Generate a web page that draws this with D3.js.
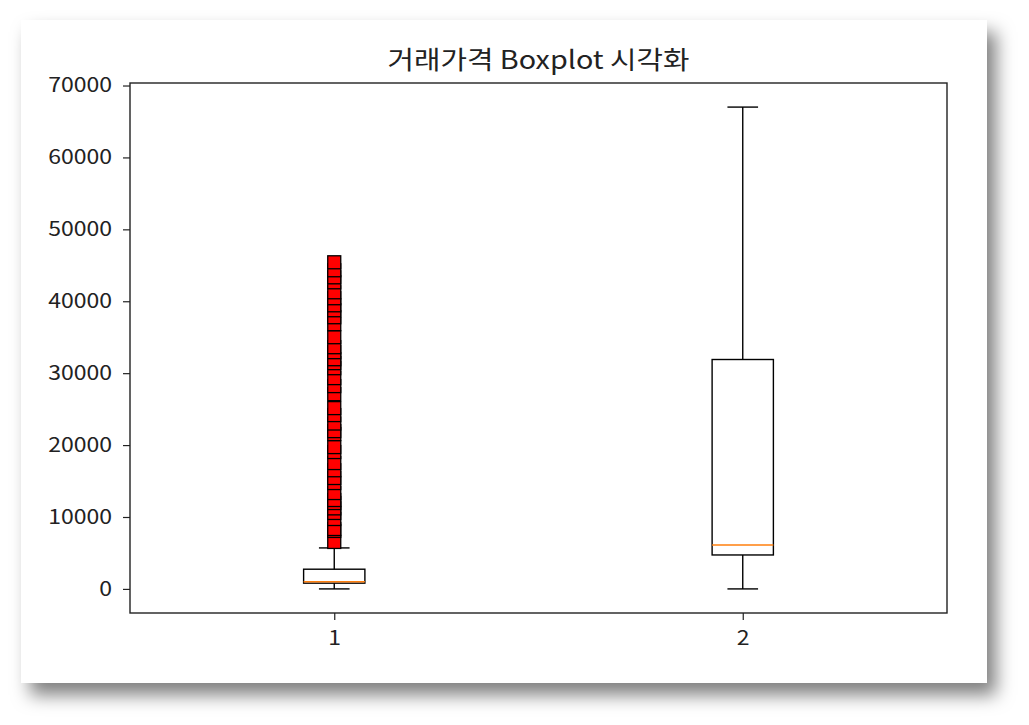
<!DOCTYPE html>
<html>
<head>
<meta charset="utf-8">
<script src="https://cdn.jsdelivr.net/npm/d3@7"></script>
<style>
  body { margin: 0; background: #fff; }
  text { font-family: "Noto Sans CJK KR", "Noto Sans", sans-serif; }
</style>
</head>
<body>
<svg width="1029" height="725"></svg>
<script>
// box stats
const groups = [1, 2];
const whiskLo = [0, 0];
const q1 = [800, 4720];
const median = [1000, 6100];
const q3 = [2740, 31900];
const whiskHi = [5700, 67000];
// outliers of box 1 (box 2 has none)
const fliers1 = [6530, 8060, 8330, 9720, 10560, 11200, 11940, 12360, 13330, 14720,
  15420, 16500, 17500, 19030, 19720, 21530, 21940, 23000, 24170, 25140, 27080,
  28200, 29310, 30690, 31390, 31940, 32920, 33610, 35000, 36810, 37780, 38750,
  39440, 40420, 41250, 42640, 43330, 44310, 45420];
const yTicks = [0, 10000, 20000, 30000, 40000, 50000, 60000, 70000];

const svg = d3.select("svg");
const sx = 1.15; // the reference glyphs are a little wider than Noto's

// card with drop shadow
const defs = svg.append("defs");
defs.append("filter").attr("id", "shadow")
  .attr("x", "-10%").attr("y", "-10%").attr("width", "130%").attr("height", "130%")
  .append("feDropShadow")
  .attr("dx", 9).attr("dy", 12).attr("stdDeviation", 9)
  .attr("flood-color", "#000").attr("flood-opacity", 0.5);
svg.append("rect").attr("x", 21).attr("y", 20).attr("width", 966).attr("height", 663)
  .attr("fill", "#fff").attr("filter", "url(#shadow)");

const pL = 130, pR = 947, pT = 83, pB = 613;
const x = d3.scaleLinear().domain([0.5, 2.5]).range([pL, pR]);
const y = d3.scaleLinear().domain([-3350, 70350]).range([pB, pT]);

const boxW = 0.15, capW = 0.075;

const yAxis = d3.axisLeft(y).tickValues(yTicks).tickSize(7).tickFormat(d3.format("d"));
const gy = svg.append("g").attr("transform", "translate(" + pL + ",0)").call(yAxis);
gy.select(".domain").remove();
gy.selectAll("text").attr("font-size", 20).attr("fill", "#222")
  .attr("x", -18 / sx).attr("transform", "scale(" + sx + ",1)");
gy.selectAll("line").attr("stroke", "#222").attr("stroke-width", 1.2);

const xAxis = d3.axisBottom(x).tickValues(groups).tickSize(7).tickPadding(11).tickFormat(d3.format("d"));
const gx = svg.append("g").attr("transform", "translate(0," + pB + ")").call(xAxis);
gx.select(".domain").remove();
gx.selectAll("text").attr("font-size", 20).attr("fill", "#222")
  .attr("transform", "scale(" + sx + ",1)");
gx.selectAll("line").attr("stroke", "#222").attr("stroke-width", 1.2);

const g = svg.append("g");

groups.forEach(function (p, i) {
  // whiskers
  g.append("line").attr("x1", x(p)).attr("x2", x(p))
    .attr("y1", y(whiskLo[i])).attr("y2", y(q1[i]))
    .attr("stroke", "#000").attr("stroke-width", 1.4);
  g.append("line").attr("x1", x(p)).attr("x2", x(p))
    .attr("y1", y(q3[i])).attr("y2", y(whiskHi[i]))
    .attr("stroke", "#000").attr("stroke-width", 1.4);
  // caps
  [whiskLo[i], whiskHi[i]].forEach(function (v) {
    g.append("line").attr("x1", x(p - capW / 2)).attr("x2", x(p + capW / 2))
      .attr("y1", y(v)).attr("y2", y(v))
      .attr("stroke", "#000").attr("stroke-width", 1.4);
  });
  // box
  g.append("rect").attr("x", x(p - boxW / 2)).attr("y", y(q3[i]))
    .attr("width", x(p + boxW / 2) - x(p - boxW / 2))
    .attr("height", y(q1[i]) - y(q3[i]))
    .attr("fill", "none").attr("stroke", "#000").attr("stroke-width", 1.4);
  // median
  g.append("line").attr("x1", x(p - boxW / 2)).attr("x2", x(p + boxW / 2))
    .attr("y1", y(median[i])).attr("y2", y(median[i]))
    .attr("stroke", "#ff7f0e").attr("stroke-width", 1.6);
});

const ms = 13;
g.selectAll("rect.flier").data(fliers1).enter().append("rect")
  .attr("class", "flier")
  .attr("x", x(1) - ms / 2)
  .attr("y", function (d) { return y(d) - ms / 2; })
  .attr("width", ms).attr("height", ms)
  .attr("fill", "#ff0000").attr("stroke", "#000").attr("stroke-width", 1.3);

// frame
svg.append("rect").attr("x", pL).attr("y", pT)
  .attr("width", pR - pL).attr("height", pB - pT)
  .attr("fill", "none").attr("stroke", "#222").attr("stroke-width", 1.4);

svg.append("text").attr("x", (pL + pR) / 2 / sx).attr("y", 69)
  .attr("transform", "scale(" + sx + ",1)")
  .attr("text-anchor", "middle").attr("font-size", 25).attr("fill", "#222")
  .text("거래가격 Boxplot 시각화");
</script>
</body>
</html>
= = = = = = =
Goal =
Give every line above again exactly, with no pictures.

Response to this task =
Generate a web page that draws this with D3.js.
<!DOCTYPE html>
<html>
<head>
<meta charset="utf-8">
<script src="https://cdn.jsdelivr.net/npm/d3@7"></script>
<style>
  body { margin: 0; background: #fff; }
  text { font-family: "Noto Sans CJK KR", "Noto Sans", sans-serif; }
</style>
</head>
<body>
<svg width="1029" height="725"></svg>
<script>
// box stats
const groups = [1, 2];
const whiskLo = [0, 0];
const q1 = [800, 4720];
const median = [1000, 6100];
const q3 = [2740, 31900];
const whiskHi = [5700, 67000];
// outliers of box 1 (box 2 has none)
const fliers1 = [6530, 8060, 8330, 9720, 10560, 11200, 11940, 12360, 13330, 14720,
  15420, 16500, 17500, 19030, 19720, 21530, 21940, 23000, 24170, 25140, 27080,
  28200, 29310, 30690, 31390, 31940, 32920, 33610, 35000, 36810, 37780, 38750,
  39440, 40420, 41250, 42640, 43330, 44310, 45420];
const yTicks = [0, 10000, 20000, 30000, 40000, 50000, 60000, 70000];

const svg = d3.select("svg");
const sx = 1.15; // the reference glyphs are a little wider than Noto's

// card with drop shadow
const defs = svg.append("defs");
defs.append("filter").attr("id", "shadow")
  .attr("x", "-10%").attr("y", "-10%").attr("width", "130%").attr("height", "130%")
  .append("feDropShadow")
  .attr("dx", 9).attr("dy", 12).attr("stdDeviation", 9)
  .attr("flood-color", "#000").attr("flood-opacity", 0.5);
svg.append("rect").attr("x", 21).attr("y", 20).attr("width", 966).attr("height", 663)
  .attr("fill", "#fff").attr("filter", "url(#shadow)");

const pL = 130, pR = 947, pT = 83, pB = 613;
const x = d3.scaleLinear().domain([0.5, 2.5]).range([pL, pR]);
const y = d3.scaleLinear().domain([-3350, 70350]).range([pB, pT]);

const boxW = 0.15, capW = 0.075;

const yAxis = d3.axisLeft(y).tickValues(yTicks).tickSize(7).tickFormat(d3.format("d"));
const gy = svg.append("g").attr("transform", "translate(" + pL + ",0)").call(yAxis);
gy.select(".domain").remove();
gy.selectAll("text").attr("font-size", 20).attr("fill", "#222")
  .attr("x", -18 / sx).attr("transform", "scale(" + sx + ",1)");
gy.selectAll("line").attr("stroke", "#222").attr("stroke-width", 1.2);

const xAxis = d3.axisBottom(x).tickValues(groups).tickSize(7).tickPadding(11).tickFormat(d3.format("d"));
const gx = svg.append("g").attr("transform", "translate(0," + pB + ")").call(xAxis);
gx.select(".domain").remove();
gx.selectAll("text").attr("font-size", 20).attr("fill", "#222")
  .attr("transform", "scale(" + sx + ",1)");
gx.selectAll("line").attr("stroke", "#222").attr("stroke-width", 1.2);

const g = svg.append("g");

groups.forEach(function (p, i) {
  // whiskers
  g.append("line").attr("x1", x(p)).attr("x2", x(p))
    .attr("y1", y(whiskLo[i])).attr("y2", y(q1[i]))
    .attr("stroke", "#000").attr("stroke-width", 1.4);
  g.append("line").attr("x1", x(p)).attr("x2", x(p))
    .attr("y1", y(q3[i])).attr("y2", y(whiskHi[i]))
    .attr("stroke", "#000").attr("stroke-width", 1.4);
  // caps
  [whiskLo[i], whiskHi[i]].forEach(function (v) {
    g.append("line").attr("x1", x(p - capW / 2)).attr("x2", x(p + capW / 2))
      .attr("y1", y(v)).attr("y2", y(v))
      .attr("stroke", "#000").attr("stroke-width", 1.4);
  });
  // box
  g.append("rect").attr("x", x(p - boxW / 2)).attr("y", y(q3[i]))
    .attr("width", x(p + boxW / 2) - x(p - boxW / 2))
    .attr("height", y(q1[i]) - y(q3[i]))
    .attr("fill", "none").attr("stroke", "#000").attr("stroke-width", 1.4);
  // median
  g.append("line").attr("x1", x(p - boxW / 2)).attr("x2", x(p + boxW / 2))
    .attr("y1", y(median[i])).attr("y2", y(median[i]))
    .attr("stroke", "#ff7f0e").attr("stroke-width", 1.6);
});

const ms = 13;
g.selectAll("rect.flier").data(fliers1).enter().append("rect")
  .attr("class", "flier")
  .attr("x", x(1) - ms / 2)
  .attr("y", function (d) { return y(d) - ms / 2; })
  .attr("width", ms).attr("height", ms)
  .attr("fill", "#ff0000").attr("stroke", "#000").attr("stroke-width", 1.3);

// frame
svg.append("rect").attr("x", pL).attr("y", pT)
  .attr("width", pR - pL).attr("height", pB - pT)
  .attr("fill", "none").attr("stroke", "#222").attr("stroke-width", 1.4);

svg.append("text").attr("x", (pL + pR) / 2 / sx).attr("y", 69)
  .attr("transform", "scale(" + sx + ",1)")
  .attr("text-anchor", "middle").attr("font-size", 25).attr("fill", "#222")
  .text("거래가격 Boxplot 시각화");
</script>
</body>
</html>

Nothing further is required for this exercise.